At the Center for Open Science (COS), our work is about making research more transparent, rigorous, and verifiable. As AI tools enter the research workflow, we need evidence about what they actually contribute to scientific credibility. With support from Open Philanthropy, and in collaboration with researchers at the Pennsylvania State University, Old Dominion University, and the University of Notre Dame, we are building benchmarks to test whether large language model (LLM)–based systems can effectively evaluate, replicate, and conduct scientific research.
In this project, we will evaluate these LLM-based systems on consequential, real-world scientific tasks and compare their judgments to human baselines. Open Philanthropy’s support enables us to translate those results into rigorous, transparent standards for evaluating LLM performance in research workflows, advancing both AI safety and open science practice.

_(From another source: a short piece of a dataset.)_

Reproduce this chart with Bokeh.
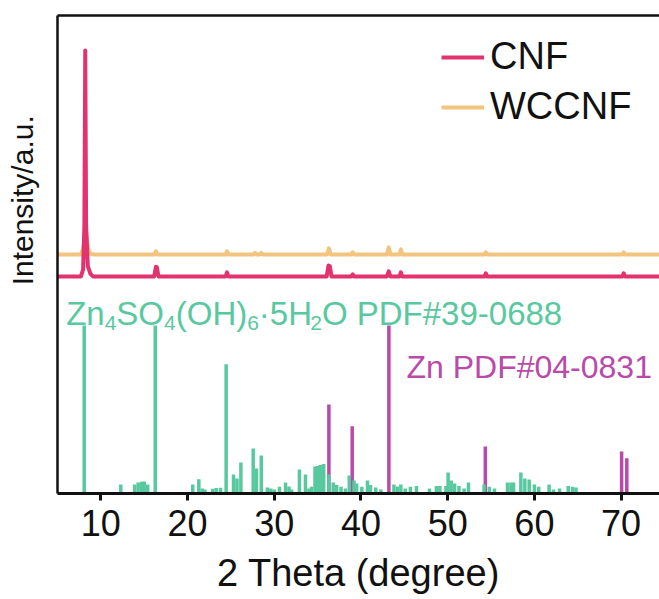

Our current benchmark effort focuses on replication as a central test of whether LLMs can confirm findings in new studies with different data, anticipating outcomes not yet observed. This work builds directly on COS's Defense Advanced Research Projects Agency (DARPA)-funded Systematizing Confidence in Open Research and Evidence (SCORE) project—which established methodologies for assessing research credibility. We are extending that framework to systematically test AI agents in scientific research contexts, evaluating their performance on reproducibility (obtaining results with the same data and analysis) and robustness (whether results hold under reasonable analytical variations) as well. These assessments mirror the daily challenges researchers face in evaluating the credibility of scientific work.
To establish a human baseline, expert teams will assess a subset of research papers, while LLM agents will evaluate the full sample. The teams of human evaluators will be blind to which studies are used for replication, robustness, and reproducibility tests conducted by other researchers. By benchmarking LLMs in this way, COS and our collaboration partners aim to advance understanding of both large language models' capabilities and the assessment of scientific research reliability.